Where to Find the Antidote to Your Pain: Lessons from "sting and relief" relationships in Nature

 The Jewelweed Plant, an antidote to Poison Ivy.

The Jewelweed Plant, an antidote to Poison Ivy.

When I was in high school, I got poison ivy on my face. In my eye, to be exact, and it was so bad that my eye was swollen shut for three days. Being extremely image-conscious (it’s high school, after all), I was mort.i.fied. that my mom still made me go to school. Because not only was my eye swollen shut, the whole area was covered by a raised, red, sometimes yellow-y rash. It was painful, itchy, and it certainly wasn’t drawing the kind of attention I wanted to get from the cuties on the soccer team.

How badly I wished for a quick fix - something to ease the discomfort and reduce the swelling. Little did I know, there was a natural antidote growing very close to the offending poison ivy plant: jewelweed. Jewelweed and poison ivy are in what’s called a “sting and relief” relationship. Oftentimes in Nature, the antidote to poison grows very close to it. So close, in fact, that we can miss it entirely on our way to search for help.

Jewelweed and poison ivy are but one example. Need a salve for stinging nettle? Look for a slimy slug right nearby. Its goo will ease your pain. Have you run into the aggressive chechem tree in Central America? The leaves of its neighbor, chaka, are designed to stop the biochemical warfare happening on your skin. Wracked by hay fever? The echinacea nearby will soothe you.

Like everything in Nature, parallels abound in our professional lives. How often do we have a problem or experience pain in our worklives and search far and wide for a solution, only to come back to the resources right around us?

What feels painful in your career right now? Is it possible the antidote is already within your reach?

A few weeks ago, I posted on Instagram that I’d been feeling sort of stuck in my worklife and wanted some support to move through it.

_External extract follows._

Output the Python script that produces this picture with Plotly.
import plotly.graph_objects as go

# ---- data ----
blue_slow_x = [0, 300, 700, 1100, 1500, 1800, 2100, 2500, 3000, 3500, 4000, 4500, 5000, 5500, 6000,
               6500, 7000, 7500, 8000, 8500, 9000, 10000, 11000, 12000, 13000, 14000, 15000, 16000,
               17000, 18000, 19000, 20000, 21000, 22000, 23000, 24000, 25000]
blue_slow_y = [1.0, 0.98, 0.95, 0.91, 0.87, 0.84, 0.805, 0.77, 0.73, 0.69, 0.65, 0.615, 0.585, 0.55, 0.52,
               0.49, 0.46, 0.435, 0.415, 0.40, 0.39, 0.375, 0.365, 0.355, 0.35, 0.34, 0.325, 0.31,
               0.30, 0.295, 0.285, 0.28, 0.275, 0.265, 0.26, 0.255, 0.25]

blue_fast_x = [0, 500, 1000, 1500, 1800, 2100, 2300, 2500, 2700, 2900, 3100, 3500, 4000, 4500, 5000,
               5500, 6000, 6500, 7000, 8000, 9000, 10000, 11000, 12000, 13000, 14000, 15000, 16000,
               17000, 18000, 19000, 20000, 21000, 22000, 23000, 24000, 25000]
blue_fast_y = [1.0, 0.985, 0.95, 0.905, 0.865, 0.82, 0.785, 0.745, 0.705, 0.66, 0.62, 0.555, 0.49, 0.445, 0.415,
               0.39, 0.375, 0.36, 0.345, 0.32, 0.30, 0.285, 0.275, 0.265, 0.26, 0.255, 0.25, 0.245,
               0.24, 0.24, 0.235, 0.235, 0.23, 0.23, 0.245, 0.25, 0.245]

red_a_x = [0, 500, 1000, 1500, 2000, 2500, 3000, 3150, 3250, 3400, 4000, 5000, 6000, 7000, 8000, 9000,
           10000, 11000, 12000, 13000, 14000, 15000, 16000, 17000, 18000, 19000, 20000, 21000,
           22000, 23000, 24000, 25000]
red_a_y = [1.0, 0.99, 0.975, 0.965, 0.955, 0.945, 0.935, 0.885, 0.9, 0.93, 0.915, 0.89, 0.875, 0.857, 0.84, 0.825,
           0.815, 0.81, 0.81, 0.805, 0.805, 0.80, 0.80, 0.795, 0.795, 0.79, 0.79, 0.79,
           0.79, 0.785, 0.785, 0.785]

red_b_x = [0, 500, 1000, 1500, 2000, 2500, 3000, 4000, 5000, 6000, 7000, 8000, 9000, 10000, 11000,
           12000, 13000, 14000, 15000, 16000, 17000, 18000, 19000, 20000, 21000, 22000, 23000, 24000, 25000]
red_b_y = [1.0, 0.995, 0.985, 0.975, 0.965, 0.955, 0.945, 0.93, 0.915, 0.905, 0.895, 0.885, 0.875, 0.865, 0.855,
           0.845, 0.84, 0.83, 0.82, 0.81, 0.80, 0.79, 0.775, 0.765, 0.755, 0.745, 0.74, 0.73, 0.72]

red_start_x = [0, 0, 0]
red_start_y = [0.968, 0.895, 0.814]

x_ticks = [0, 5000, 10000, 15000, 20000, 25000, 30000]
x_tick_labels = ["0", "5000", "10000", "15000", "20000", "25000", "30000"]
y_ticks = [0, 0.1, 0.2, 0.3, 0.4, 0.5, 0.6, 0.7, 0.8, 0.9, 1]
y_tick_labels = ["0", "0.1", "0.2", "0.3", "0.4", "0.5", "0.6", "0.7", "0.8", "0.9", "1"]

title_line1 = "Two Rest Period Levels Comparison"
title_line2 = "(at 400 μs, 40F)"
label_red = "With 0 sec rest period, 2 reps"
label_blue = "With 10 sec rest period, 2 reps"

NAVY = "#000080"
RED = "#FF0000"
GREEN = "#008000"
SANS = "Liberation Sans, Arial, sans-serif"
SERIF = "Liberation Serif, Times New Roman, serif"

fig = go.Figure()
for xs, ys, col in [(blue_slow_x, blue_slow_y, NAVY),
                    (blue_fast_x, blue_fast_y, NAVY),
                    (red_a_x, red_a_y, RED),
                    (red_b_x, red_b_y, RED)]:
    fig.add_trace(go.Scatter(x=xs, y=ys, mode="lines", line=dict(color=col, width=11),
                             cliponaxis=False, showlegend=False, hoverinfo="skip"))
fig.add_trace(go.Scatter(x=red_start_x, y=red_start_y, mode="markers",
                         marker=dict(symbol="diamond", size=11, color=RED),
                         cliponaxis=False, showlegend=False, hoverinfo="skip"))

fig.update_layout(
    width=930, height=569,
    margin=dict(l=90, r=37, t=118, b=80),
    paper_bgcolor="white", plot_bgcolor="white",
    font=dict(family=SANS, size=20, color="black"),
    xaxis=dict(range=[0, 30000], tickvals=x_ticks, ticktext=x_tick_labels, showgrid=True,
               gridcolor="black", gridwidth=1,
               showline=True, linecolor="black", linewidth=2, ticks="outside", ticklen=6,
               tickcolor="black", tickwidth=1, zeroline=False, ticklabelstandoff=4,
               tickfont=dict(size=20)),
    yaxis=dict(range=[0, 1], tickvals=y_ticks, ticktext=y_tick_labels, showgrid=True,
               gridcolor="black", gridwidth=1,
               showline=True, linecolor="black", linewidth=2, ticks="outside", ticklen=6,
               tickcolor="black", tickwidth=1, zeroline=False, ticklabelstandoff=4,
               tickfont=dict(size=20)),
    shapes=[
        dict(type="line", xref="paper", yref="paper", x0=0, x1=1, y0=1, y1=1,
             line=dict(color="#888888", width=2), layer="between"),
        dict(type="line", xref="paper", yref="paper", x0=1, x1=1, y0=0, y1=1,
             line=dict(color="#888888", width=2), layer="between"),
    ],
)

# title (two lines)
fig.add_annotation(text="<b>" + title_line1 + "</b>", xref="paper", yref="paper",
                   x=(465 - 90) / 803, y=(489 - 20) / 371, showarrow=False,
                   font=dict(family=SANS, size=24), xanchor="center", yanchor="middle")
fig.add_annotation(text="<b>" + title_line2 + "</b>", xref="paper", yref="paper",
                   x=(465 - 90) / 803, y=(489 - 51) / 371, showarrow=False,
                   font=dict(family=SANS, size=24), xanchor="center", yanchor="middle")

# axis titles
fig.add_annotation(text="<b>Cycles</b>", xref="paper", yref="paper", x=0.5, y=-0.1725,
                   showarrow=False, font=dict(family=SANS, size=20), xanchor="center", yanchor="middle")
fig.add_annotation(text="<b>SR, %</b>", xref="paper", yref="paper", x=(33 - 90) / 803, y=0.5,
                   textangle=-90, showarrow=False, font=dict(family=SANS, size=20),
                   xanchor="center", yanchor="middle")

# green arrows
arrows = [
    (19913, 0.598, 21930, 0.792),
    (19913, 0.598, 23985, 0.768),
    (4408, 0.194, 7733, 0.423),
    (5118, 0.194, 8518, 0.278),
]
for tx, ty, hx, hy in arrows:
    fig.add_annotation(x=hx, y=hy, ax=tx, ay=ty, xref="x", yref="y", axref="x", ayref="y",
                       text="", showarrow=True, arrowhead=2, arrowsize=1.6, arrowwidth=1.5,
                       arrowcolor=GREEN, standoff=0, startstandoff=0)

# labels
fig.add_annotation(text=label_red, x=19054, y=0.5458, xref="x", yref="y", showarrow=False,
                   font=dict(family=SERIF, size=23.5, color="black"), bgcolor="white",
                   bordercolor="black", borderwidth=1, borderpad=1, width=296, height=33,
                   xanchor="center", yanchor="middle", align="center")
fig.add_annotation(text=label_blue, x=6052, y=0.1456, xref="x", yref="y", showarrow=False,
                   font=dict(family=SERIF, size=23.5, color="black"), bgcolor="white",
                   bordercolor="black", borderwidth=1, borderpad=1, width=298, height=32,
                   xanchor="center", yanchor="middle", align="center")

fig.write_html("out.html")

I realized that I’d built an entire system for people in that exact scenario, and why not go through it myself? So I enrolled in Soft Coaching and have been using the weekly journaling prompts to reflect and notice the themes coming up in my own career.

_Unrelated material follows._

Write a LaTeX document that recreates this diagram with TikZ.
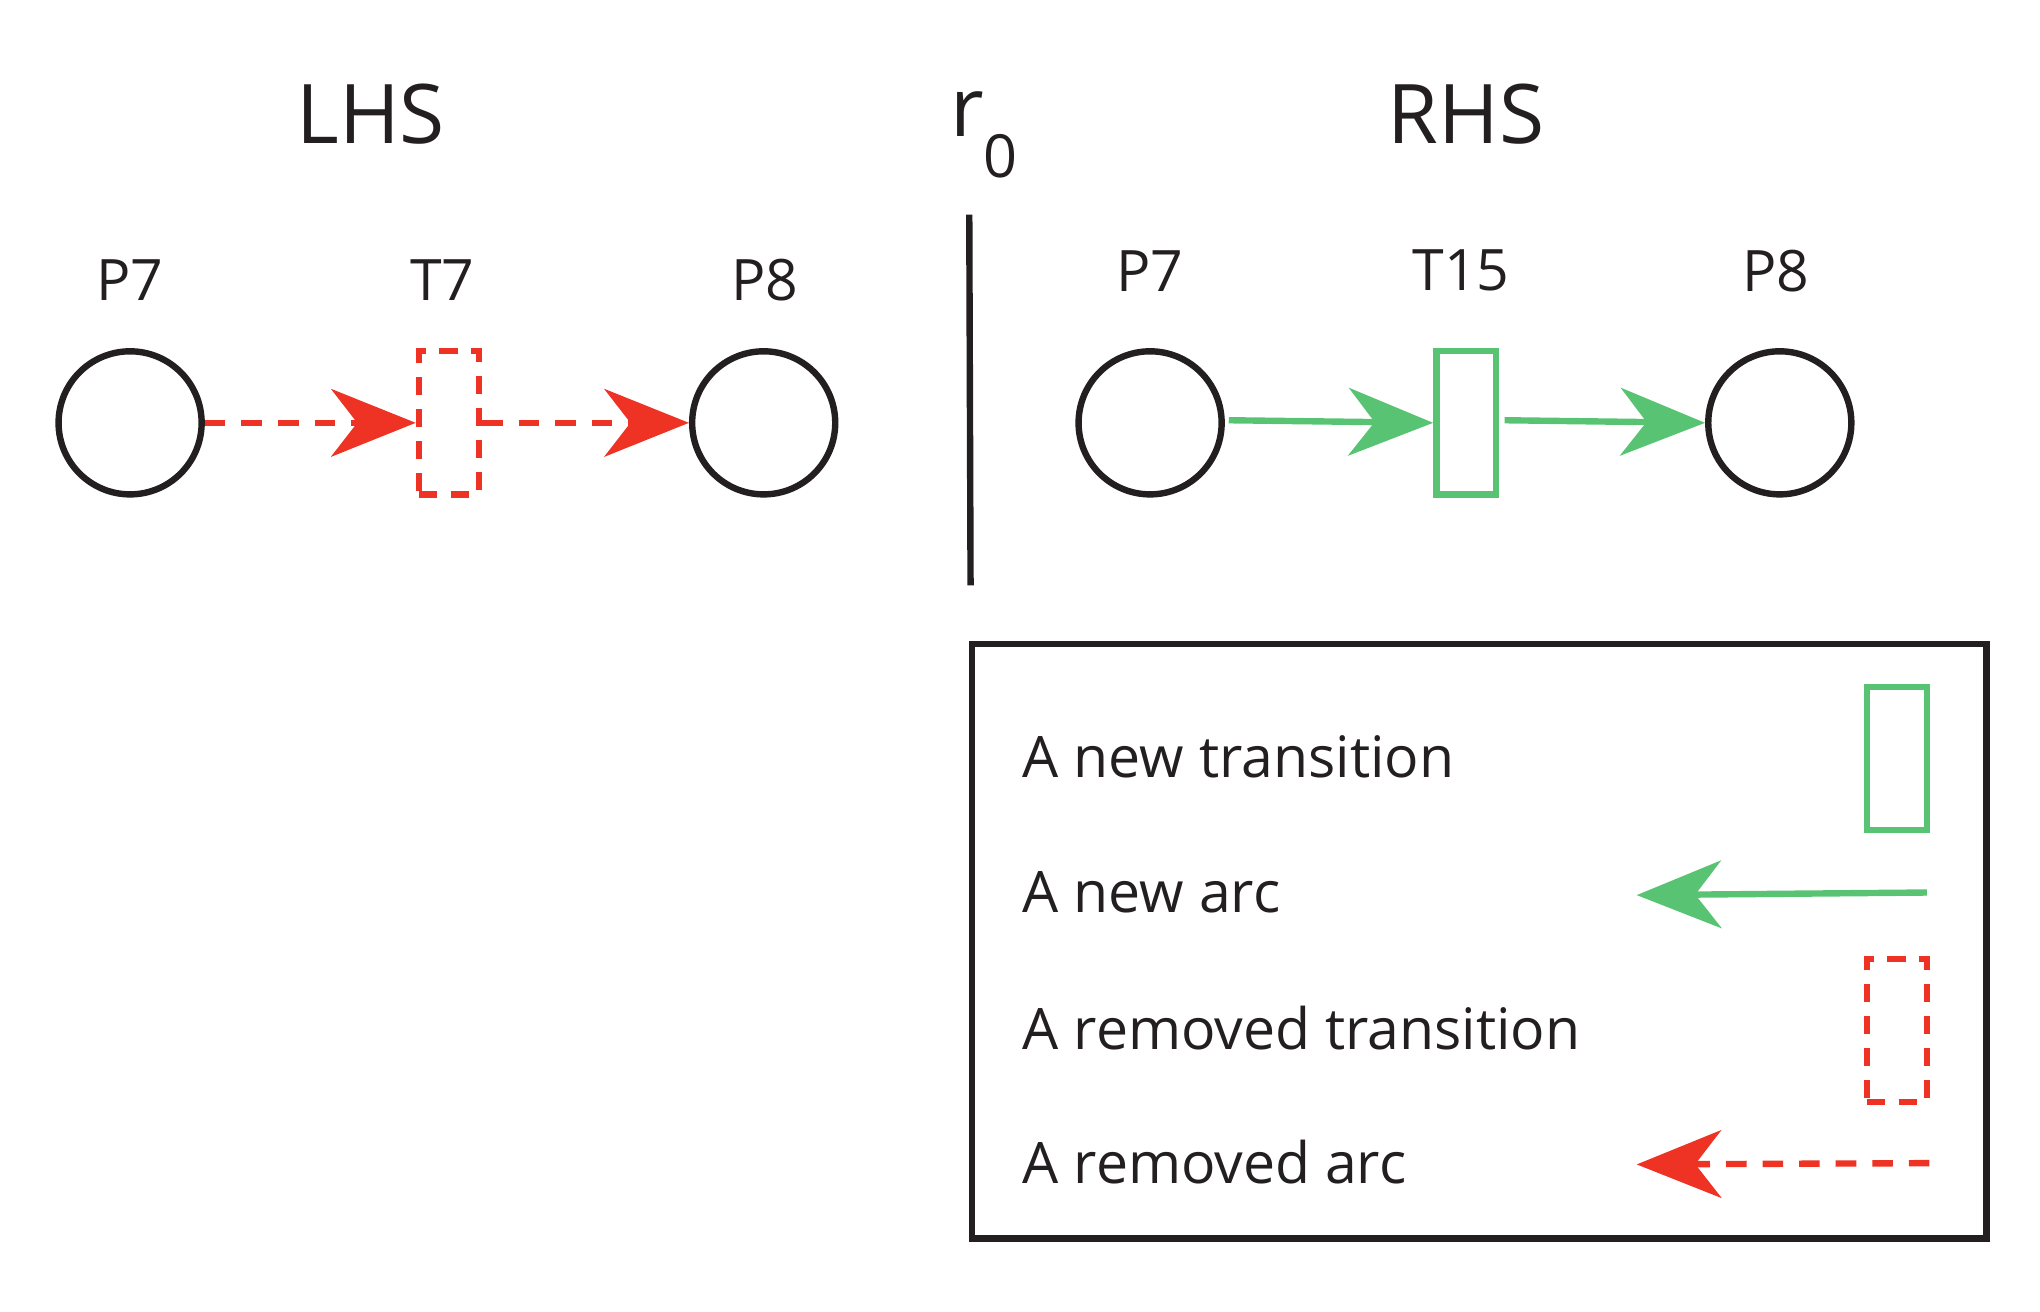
\documentclass[tikz,border=0pt]{standalone}
\usepackage{fontspec}
\setmainfont{Open Sans}
\usetikzlibrary{arrows.meta}
\definecolor{tg}{RGB}{88,196,115}
\definecolor{tr}{RGB}{238,50,36}
\definecolor{tk}{RGB}{35,31,32}
\begin{document}
\begin{tikzpicture}[x=0.02cm,y=-0.02cm,
  place/.style={circle,draw=tk,line width=2.8pt,minimum size=2.2cm,inner sep=0},
  trans/.style={rectangle,draw=tg,line width=2.8pt,minimum width=0.92cm,minimum height=2.2cm,inner sep=0},
  rtrans/.style={rectangle,draw=tr,line width=2.8pt,dash pattern=on 8pt off 6pt,minimum width=0.92cm,minimum height=2.2cm,inner sep=0},
  lbl/.style={text=tk,font=\fontsize{25}{30}\selectfont},
  big/.style={text=tk,font=\fontsize{36}{42}\selectfont},
  leg/.style={text=tk,font=\fontsize{25}{30}\selectfont,anchor=west},
  garc/.style={draw=tg,line width=2.8pt,-{Stealth[length=1.3cm,width=1.04cm,inset=0.4cm,fill=tg]}},
  rarc/.style={draw=tr,line width=2.8pt,dash pattern=on 9pt off 7pt,-{Stealth[length=1.3cm,width=1.04cm,inset=0.4cm,fill=tr]}}]
\useasboundingbox (0,0) rectangle (1568,1008);
\node[big] (lhs) at (285,88) {LHS};
\node[big,anchor=base west] (r0) at (724,105) {r\raisebox{-0.5em}{\fontsize{26}{30}\selectfont 0}};
\node[big] (rhs) at (1127,88) {RHS};
\node[lbl] (lp7) at (100,215) {P7};
\node[lbl] (lt7) at (340,215) {T7};
\node[lbl] (lp8) at (588,215) {P8};
\node[place] (p7a) at (100,325) {};
\node[rtrans] (t7) at (345,325) {};
\node[place] (p8a) at (587,325) {};
\draw[rarc] (p7a.east) -- (t7.west);
\draw[rarc] (t7.east) -- (p8a.west);
\coordinate (d1) at (745,165); \coordinate (d2) at (746,450);
\draw[tk,line width=2.8pt] (d1) -- (d2);
\node[lbl] (rp7) at (884,208) {P7};
\node[lbl] (rt15) at (1123,208) {T15};
\node[lbl] (rp8) at (1365,208) {P8};
\node[place] (p7b) at (884,325) {};
\node[trans] (t15) at (1127,325) {};
\node[place] (p8b) at (1368,325) {};
\draw[garc] (p7b.east)+(3,-2) -- (t15.west);
\draw[garc] (t15.east)+(4,-2) -- (p8b.west);
\node[draw=tk,line width=2.8pt,minimum width=15.6cm,minimum height=9.14cm,inner sep=0] (box) at (1137,723.5) {};
\node[leg] (l1) at (780,582) {A new transition};
\node[leg] (l2) at (780,686) {A new arc};
\node[leg] (l3) at (780,790) {A removed transition};
\node[leg] (l4) at (780,893) {A removed arc};
\node[trans] (lt) at (1458,583) {};
\node[rtrans] (lrt) at (1458,792) {};
\coordinate (a1s) at (1481,686); \coordinate (a1e) at (1258,688);
\coordinate (a2s) at (1483,894); \coordinate (a2e) at (1258,895);
\draw[garc] (a1s) -- (a1e);
\draw[rarc] (a2s) -- (a2e);
\end{tikzpicture}
\end{document}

 Photo by  rawpixel  on  Unsplash

Photo by rawpixel on Unsplash

Not long after I had that realization, I was talking to an artist in the midst of a career change. She was wondering about how to get clarity in her career, and I couldn’t help but suggest that she make a piece of art about it and see what came up. That hadn’t really dawned on her before, because she thought the process had to look linear or like a pros and cons list. But she had access to tremendous insight through her art practice, and it would be a shame if that couldn’t be applied to her career questions.

A week later, I was talking to a client with years of project management experience about his career transition. He expressed feeling unsure about how to proceed with the change but hadn’t considered applying a project management framework to it. Once he tapped into that awareness, he could see how setting up a linear timeline with actionable goals would totally work for him.

No matter what kind of pain you’re experiencing in your career right now, I bet you do things to help others that could easily be applied as your own antidote.

Are you a caregiver who needs to apply the same level of care to yourself?

Are you a strategic planner who needs to take yourself on a visioning retreat?

Are you an efficiency whiz who needs to apply the same zero-waste policy to your own habits and thoughts?

We are each our own best antidotes. If you feel a strong urge to work with a coach, get feedback from an “expert,” or feel validated from others in your field, see if you can’t be your own best coach, expert, or friend first. As a career coach myself, I see the power of that kind of relationship and know that sometimes we really do need outside help. But before you look far afield, remember that the antidote to your pain could be close at hand, ready to be applied as a soothing, healing salve.